Supplied records:
* start *

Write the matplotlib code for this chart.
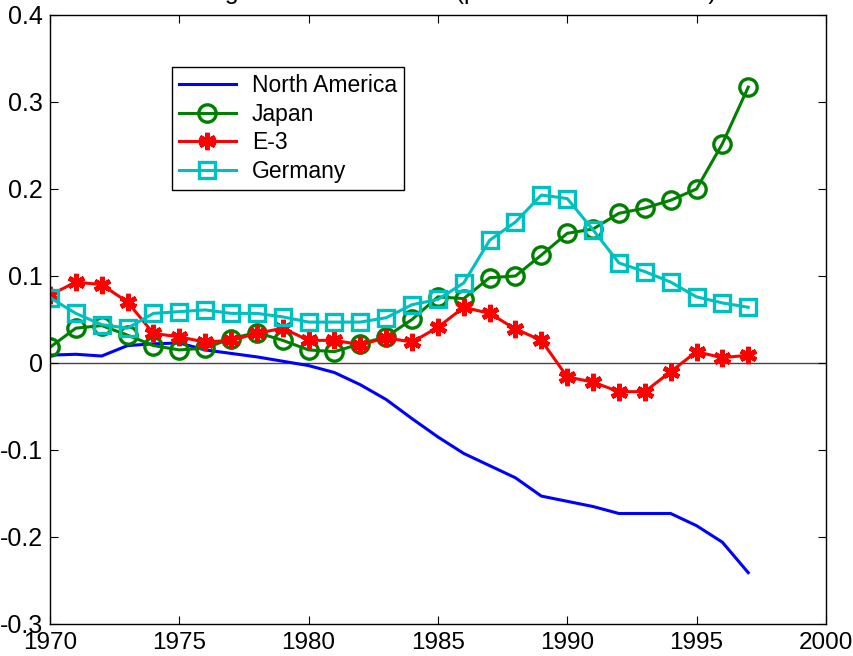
"""
Market share changes by region, 1970-1997.

Plots the change in share for North America, Japan, the E-3 group and Germany
on one set of axes with a zero reference line, in the usual MATLAB-like style.
"""

import matplotlib
matplotlib.use('Agg')
import matplotlib.pyplot as plt
import numpy as np

years = np.arange(1970, 1998)

north_america = [0.009, 0.010, 0.008, 0.020, 0.022, 0.023, 0.015, 0.011, 0.007, 0.002,
                 -0.003, -0.011, -0.025, -0.042, -0.064, -0.085, -0.104, -0.118, -0.132, -0.153,
                 -0.159, -0.165, -0.173, -0.173, -0.173, -0.187, -0.206, -0.241]
japan = [0.018, 0.040, 0.043, 0.032, 0.020, 0.015, 0.017, 0.028, 0.035, 0.026,
         0.015, 0.013, 0.022, 0.030, 0.050, 0.076, 0.074, 0.098, 0.100, 0.124,
         0.149, 0.154, 0.172, 0.178, 0.187, 0.200, 0.252, 0.317]
e3 = [0.078, 0.093, 0.090, 0.070, 0.034, 0.030, 0.024, 0.026, 0.034, 0.040,
      0.026, 0.026, 0.021, 0.029, 0.024, 0.041, 0.064, 0.057, 0.039, 0.026,
      -0.016, -0.022, -0.033, -0.033, -0.010, 0.013, 0.006, 0.009]
germany = [0.075, 0.057, 0.044, 0.040, 0.057, 0.059, 0.061, 0.057, 0.057, 0.053,
           0.047, 0.047, 0.047, 0.052, 0.067, 0.073, 0.092, 0.141, 0.162, 0.193,
           0.189, 0.153, 0.115, 0.105, 0.093, 0.076, 0.069, 0.064]

title = 'Change in Market Shares (percent of world totals)'
xticks = np.arange(1970, 2001, 5)
yticks = np.round(np.arange(-0.3, 0.41, 0.1), 1)


def tick_text(v):
    """MATLAB style tick text: 0 instead of 0.0."""
    return '0' if v == 0 else f'{v:g}'


def plot_shares(outfile='out.png'):
    """Draw the four share series and save the figure."""
    # Narrow sans for the tick numbers, falls back to the regular one if missing.
    tick_font = ['Liberation Sans Narrow', 'Liberation Sans', 'DejaVu Sans']
    plt.rc('font', family=['Liberation Sans', 'DejaVu Sans'], size=16.5)
    plt.rc('xtick', direction='in')
    plt.rc('ytick', direction='in')
    plt.rc('legend', fontsize=16.5)

    fig = plt.figure(figsize=[8.54, 6.56], dpi=100)
    ax = fig.add_axes([0.0585, 0.0488, 0.9085, 0.9284])

    ax.axhline(0, color='#444444', lw=1.0, zorder=1)
    ax.plot(years, north_america, '-', color=(0, 0, 1), lw=2.2, label='North America')
    ax.plot(years, japan, '-o', color=(0, 0.5, 0), lw=2.2, ms=12.5, mfc='none', mew=2.4,
            label='Japan')
    ax.plot(years, e3, '-', marker=(6, 2, 0), color=(1, 0, 0), lw=2.2, ms=12.5, mew=3.4,
            label='E-3')
    ax.plot(years, germany, '-s', color=(0, 0.75, 0.75), lw=2.2, ms=12, mfc='none', mew=2.4,
            label='Germany')

    ax.set_xlim([1970, 2000])
    ax.set_ylim([-0.3, 0.4])
    ax.set_xticks(xticks)
    ax.set_xticklabels([str(v) for v in xticks], family=tick_font, fontsize=17.5)
    ax.set_yticks(yticks)
    ax.set_yticklabels([tick_text(v) for v in yticks], family=tick_font, fontsize=18)
    ax.tick_params(top=True, right=True, length=6, width=0.8)
    ax.tick_params(axis='x', pad=6)
    ax.tick_params(axis='y', pad=5)
    for spine in ax.spines.values():
        spine.set_linewidth(1.0)

    leg = ax.legend(loc='upper left', bbox_to_anchor=[0.157, 0.9146], borderaxespad=0,
                    fancybox=False, edgecolor='black', framealpha=1.0, handlelength=2.5,
                    borderpad=0.3, labelspacing=0.25, handletextpad=0.7)
    leg.get_frame().set_linewidth(1.0)

    # title sits above the figure edge, only its descenders show
    fig.text(0.516, 1 + 1.5 / 656, title, ha='center', va='baseline', fontsize=18)

    fig.savefig(outfile, dpi=100)
    print(f'plot created at: {outfile}')


if __name__ == '__main__':
    plot_shares()
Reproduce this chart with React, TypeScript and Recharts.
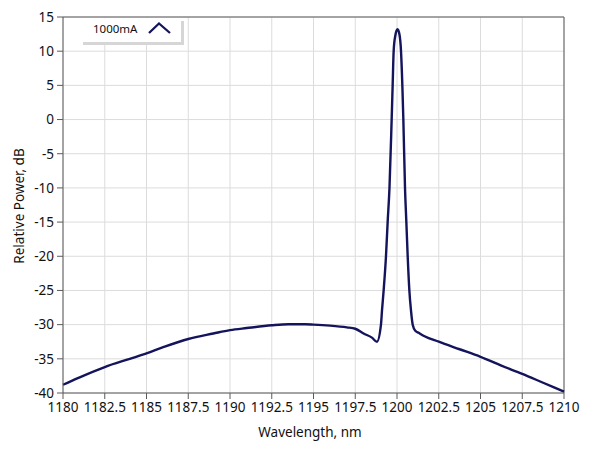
import React from 'react';
import { LineChart, Line, XAxis, YAxis, CartesianGrid, ReferenceLine } from 'recharts';

const wavelength = [1180, 1181, 1182.5, 1184, 1185, 1186, 1187.5, 1189, 1190, 1191, 1192.5, 1193.5, 1194.5, 1195, 1196, 1197, 1197.5, 1198, 1198.5, 1198.8, 1199.04, 1199.1, 1199.2, 1199.34, 1199.44, 1199.55, 1199.68, 1199.74, 1199.8, 1199.9, 1200.03, 1200.15, 1200.24, 1200.32, 1200.38, 1200.48, 1200.56, 1200.64, 1200.74, 1200.84, 1200.94, 1201.1, 1201.3, 1201.65, 1202.5, 1203.75, 1205, 1206.25, 1207.5, 1208.75, 1210];
const power = [-38.8, -37.7, -36.2, -35.0, -34.2, -33.3, -32.1, -31.3, -30.8, -30.5, -30.1, -29.95, -29.95, -30.0, -30.15, -30.4, -30.6, -31.3, -31.9, -32.5, -30, -28, -25, -20, -15, -10, 0, 5, 10, 12.3, 13.2, 12.4, 10, 5, 0, -10, -15, -20, -25, -28, -30, -30.9, -31.2, -31.7, -32.5, -33.6, -34.7, -36.0, -37.2, -38.5, -39.8];

const xTicks = [1180, 1182.5, 1185, 1187.5, 1190, 1192.5, 1195, 1197.5, 1200, 1202.5, 1205, 1207.5, 1210];
const yTicks = [15, 10, 5, 0, -5, -10, -15, -20, -25, -30, -35, -40];

const seriesName = '1000mA';
const xLabel = 'Wavelength, nm';
const yLabel = 'Relative Power, dB';

const data = wavelength.map((w, i) => ({ w, p: power[i] }));

const FONT = '"Noto Sans", "Open Sans", sans-serif';
const LINE = '#14145c';
const AXIS = '#5a5a5a';
const FS = 13.5;

export default function App() {
  return (
    <div style={{ position: 'absolute', left: 0, top: 0, width: 589, height: 456, background: '#fff', fontFamily: FONT }}>
      <LineChart width={589} height={456} data={data} margin={{ top: 17, right: 25, left: 0, bottom: 0 }}>
        <CartesianGrid stroke="#dcdcdc" strokeWidth={1} />
        <XAxis
          dataKey="w"
          type="number"
          domain={[1180, 1210]}
          ticks={xTicks}
          interval={0}
          height={63}
          tickSize={6}
          stroke={AXIS}
          tick={{ fontSize: FS, fill: '#111', fontFamily: FONT }}
          tickMargin={3}
          label={{
            content: () => (
              <text x={310} y={437} textAnchor="middle" fontSize={FS} fill="#111" fontFamily={FONT}>
                {xLabel}
              </text>
            ),
          }}
        />
        <YAxis
          type="number"
          domain={[-40, 15]}
          ticks={yTicks}
          interval={0}
          width={63}
          tickSize={6}
          stroke={AXIS}
          tick={{ fontSize: FS, fill: '#111', fontFamily: FONT }}
          tickMargin={3}
          label={{
            content: () => (
              <text x={24} y={206} textAnchor="middle" fontSize={FS} fill="#111" fontFamily={FONT} transform="rotate(-90 24 206)">
                {yLabel}
              </text>
            ),
          }}
        />
        <ReferenceLine y={15} stroke={AXIS} strokeWidth={1} />
        <ReferenceLine x={1210} stroke={AXIS} strokeWidth={1} />
        <Line
          type="monotone"
          dataKey="p"
          stroke={LINE}
          strokeWidth={2.4}
          dot={false}
          isAnimationActive={false}
        />
      </LineChart>
      <div style={{ position: 'absolute', left: 80, top: 18, width: 101, height: 24, background: '#fff', boxShadow: '3px 3px 0 #d6d6d6' }}>
        <span style={{ position: 'absolute', left: 13, top: 4, fontSize: 11.5, color: '#111', fontFamily: FONT, lineHeight: '14px' }}>
          {seriesName}
        </span>
        <svg style={{ position: 'absolute', left: 66, top: 2 }} width={26} height={16}>
          <polyline points="3,13 13,3.5 24,13" fill="none" stroke={LINE} strokeWidth={2.3} />
        </svg>
      </div>
    </div>
  );
}
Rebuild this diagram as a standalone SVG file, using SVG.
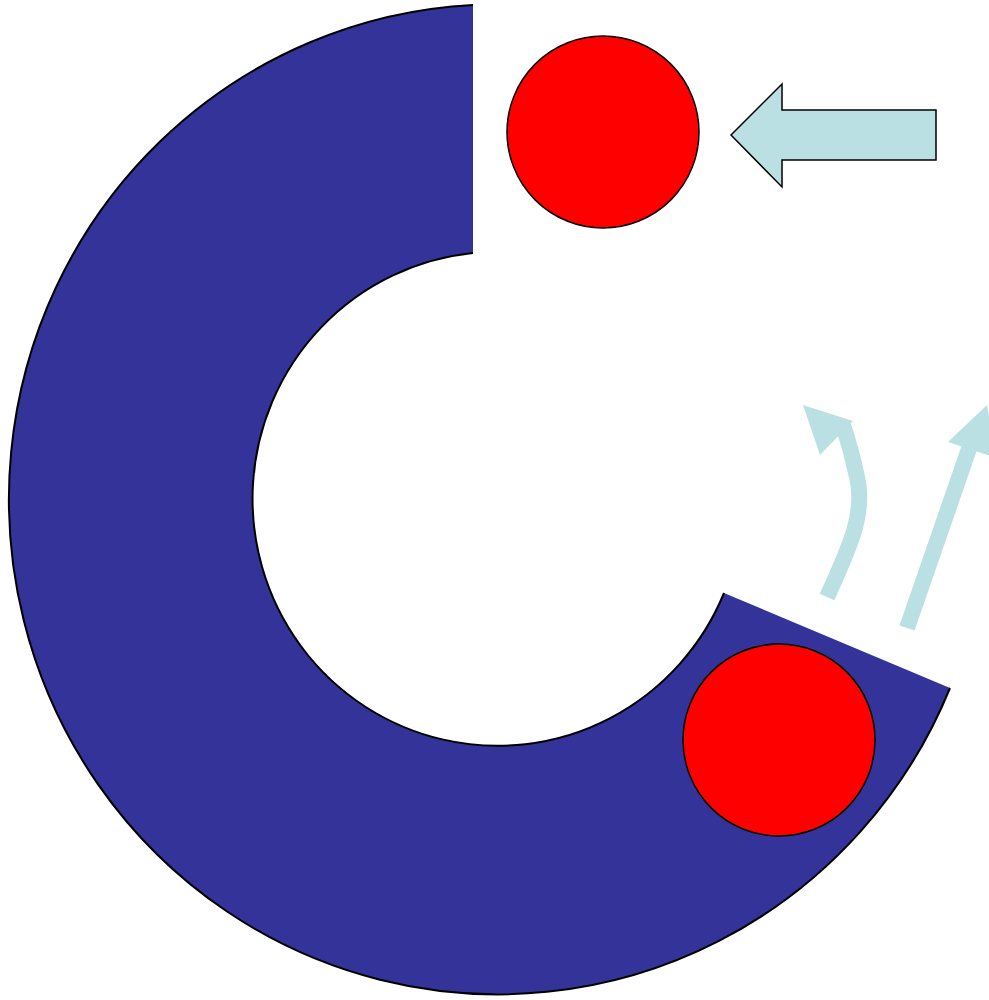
<svg xmlns="http://www.w3.org/2000/svg" width="989" height="1000" viewBox="0 0 989 1000">
<style>
.ring{fill:#333399;stroke:none}
.edge{fill:none;stroke:#000;stroke-width:2}
.ball{fill:#FF0000;stroke:#000;stroke-width:1.5}
.pale{fill:#BBE0E3}
.paleline{fill:none;stroke:#BBE0E3;stroke-width:16}
.block{fill:#BBE0E3;stroke:#000;stroke-width:1.5}
</style>
<rect width="989" height="1000" fill="#fff"/>
<g id="ring">
<path class="ring" d="M473,5 A489,495 0 1 0 950,688 L724,593 A245,247 0 1 1 473,253 Z"/>
<path class="edge" d="M473,5 A489,495 0 1 0 950,688"/>
<path class="edge" d="M724,593 A245,247 0 1 1 473,253"/>
</g>
<g id="ball-top">
<circle class="ball" cx="603" cy="132" r="96"/>
</g>
<g id="ball-bottom">
<circle class="ball" cx="779" cy="740" r="96"/>
</g>
<g id="block-arrow">
<polygon class="block" points="731,135 782,84 782,110 936,110 936,160 782,160 782,187"/>
</g>
<g id="connectors">
<path class="paleline" d="M827,597 C848,550 866,515 857,477 C853,458 849,443 843,425"/>
<polygon class="pale" points="803,405 853,421 820,455"/>
<line class="paleline" x1="907" y1="628" x2="971" y2="443"/>
<polygon class="pale" points="987,405 948,442 997,458"/>
</g>
</svg>
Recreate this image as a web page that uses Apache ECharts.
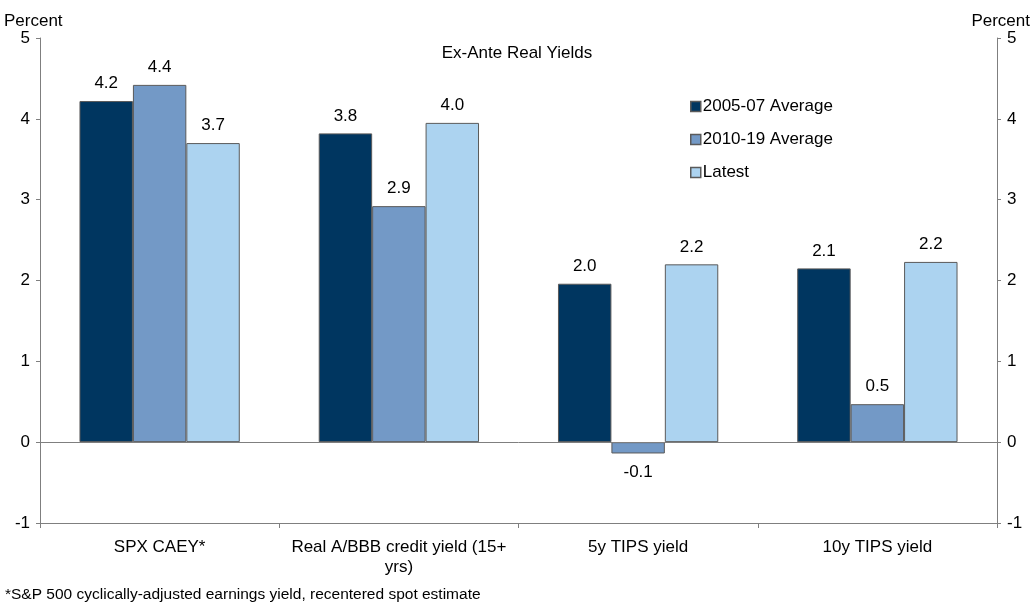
<!DOCTYPE html>
<html><head><meta charset="utf-8">
<script src="https://cdn.jsdelivr.net/npm/echarts@6/dist/echarts.min.js"></script>
<style>html,body{margin:0;padding:0;background:#fff}#c{width:1034px;height:604px}</style>
</head><body><div id="c"></div>
<script>
const categories = ['SPX CAEY*', 'Real A/BBB credit yield (15+\nyrs)', '5y TIPS yield', '10y TIPS yield'];
const seriesNames = ['2005-07 Average', '2010-19 Average', 'Latest'];
const avg0507 = [4.22, 3.82, 1.96, 2.15];
const avg1019 = [4.42, 2.92, -0.14, 0.47];
const latest = [3.70, 3.95, 2.20, 2.23];
const colors = ['#003660', '#7399c6', '#acd3f0'];
const yTicks = [-1, 0, 1, 2, 3, 4, 5];

const font = 'Liberation Sans, Arial, sans-serif';
const chart = echarts.init(document.getElementById('c'));
function mk(name, data, color, withZero) {
  const s = {
    name: name, type: 'bar', barGap: '0%', barCategoryGap: '33%',
    itemStyle: { color: color, borderColor: '#5a5a5a', borderWidth: 1 },
    label: { show: true, position: 'top', distance: 9, color: '#000', fontSize: 17, fontFamily: font,
      formatter: p => p.value.toFixed(1) },
    data: data.map(v => v < 0 ? { value: v, label: { position: 'bottom', distance: 10 } } : v)
  };
  if (withZero) {
    s.markLine = { silent: true, symbol: 'none', label: { show: false },
      lineStyle: { color: '#7f7f7f', type: 'solid', width: 1 }, data: [{ yAxis: 0 }] };
  }
  return s;
}
const yAx = (pos) => ({
  type: 'value', position: pos, min: yTicks[0], max: yTicks[yTicks.length - 1], interval: 1,
  axisLine: { show: true, lineStyle: { color: '#7f7f7f' } },
  axisTick: { show: true, length: 4, lineStyle: { color: '#7f7f7f' } },
  splitLine: { show: false },
  axisLabel: { color: '#000', fontSize: 17, fontFamily: font, margin: 10 }
});
chart.setOption({
  animation: false,
  grid: { left: 40, right: 37, top: 38, bottom: 81, containLabel: false },
  title: { text: 'Ex-Ante Real Yields', left: 'center', top: 40,
    textStyle: { fontSize: 17, fontWeight: 'normal', color: '#000', fontFamily: font } },
  graphic: [
    { type: 'text', left: 4, top: 13, style: { text: 'Percent', fontSize: 17, fill: '#000', fontFamily: font } },
    { type: 'text', right: 4, top: 13, style: { text: 'Percent', fontSize: 17, fill: '#000', fontFamily: font } },
    { type: 'text', left: 5, top: 587, style: { text: '*S&P 500 cyclically-adjusted earnings yield, recentered spot estimate', fontSize: 15.5, fill: '#000', fontFamily: font } }
  ],
  legend: { orient: 'vertical', left: 685, top: 93, itemGap: 16, itemWidth: 10, itemHeight: 10, icon: 'rect',
    itemStyle: { borderColor: '#5a5a5a', borderWidth: 1.5 },
    textStyle: { fontSize: 17, color: '#000', fontFamily: font, padding: [0, 0, 0, -3] }, data: seriesNames },
  xAxis: { type: 'category', data: categories,
    axisLine: { onZero: false, lineStyle: { color: '#7f7f7f' } },
    axisTick: { show: true, interval: 0, length: 5, lineStyle: { color: '#7f7f7f' } },
    axisLabel: { interval: 0, color: '#000', fontSize: 17, fontFamily: font, margin: 14, lineHeight: 20 } },
  yAxis: [yAx('left'), yAx('right')],
  series: [mk(seriesNames[0], avg0507, colors[0], true), mk(seriesNames[1], avg1019, colors[1]), mk(seriesNames[2], latest, colors[2])]
});
</script></body></html>
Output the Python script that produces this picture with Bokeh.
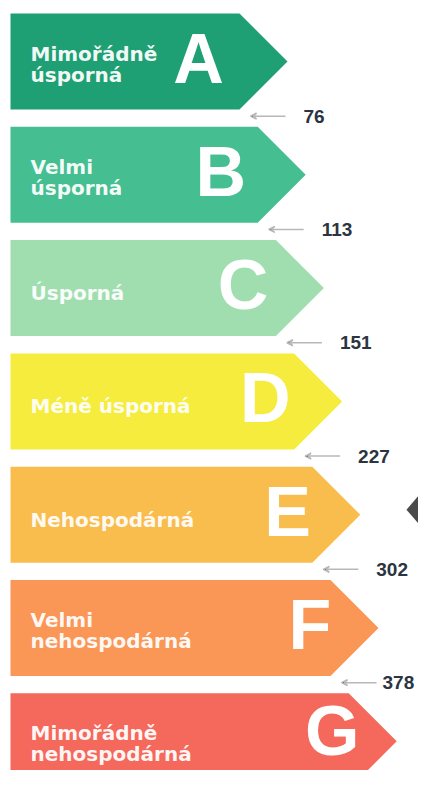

* end *

Work to complete: Using the entries above, repeat exactly the lines from the one with "Reproduce this chart" to the one with "const FS = 13.5;", both included, and leave the pictures behind.

The output:
Reproduce this chart with React, TypeScript and Recharts.
import React from 'react';
import { LineChart, Line, XAxis, YAxis, CartesianGrid, ReferenceLine } from 'recharts';

const wavelength = [1180, 1181, 1182.5, 1184, 1185, 1186, 1187.5, 1189, 1190, 1191, 1192.5, 1193.5, 1194.5, 1195, 1196, 1197, 1197.5, 1198, 1198.5, 1198.8, 1199.04, 1199.1, 1199.2, 1199.34, 1199.44, 1199.55, 1199.68, 1199.74, 1199.8, 1199.9, 1200.03, 1200.15, 1200.24, 1200.32, 1200.38, 1200.48, 1200.56, 1200.64, 1200.74, 1200.84, 1200.94, 1201.1, 1201.3, 1201.65, 1202.5, 1203.75, 1205, 1206.25, 1207.5, 1208.75, 1210];
const power = [-38.8, -37.7, -36.2, -35.0, -34.2, -33.3, -32.1, -31.3, -30.8, -30.5, -30.1, -29.95, -29.95, -30.0, -30.15, -30.4, -30.6, -31.3, -31.9, -32.5, -30, -28, -25, -20, -15, -10, 0, 5, 10, 12.3, 13.2, 12.4, 10, 5, 0, -10, -15, -20, -25, -28, -30, -30.9, -31.2, -31.7, -32.5, -33.6, -34.7, -36.0, -37.2, -38.5, -39.8];

const xTicks = [1180, 1182.5, 1185, 1187.5, 1190, 1192.5, 1195, 1197.5, 1200, 1202.5, 1205, 1207.5, 1210];
const yTicks = [15, 10, 5, 0, -5, -10, -15, -20, -25, -30, -35, -40];

const seriesName = '1000mA';
const xLabel = 'Wavelength, nm';
const yLabel = 'Relative Power, dB';

const data = wavelength.map((w, i) => ({ w, p: power[i] }));

const FONT = '"Noto Sans", "Open Sans", sans-serif';
const LINE = '#14145c';
const AXIS = '#5a5a5a';
const FS = 13.5;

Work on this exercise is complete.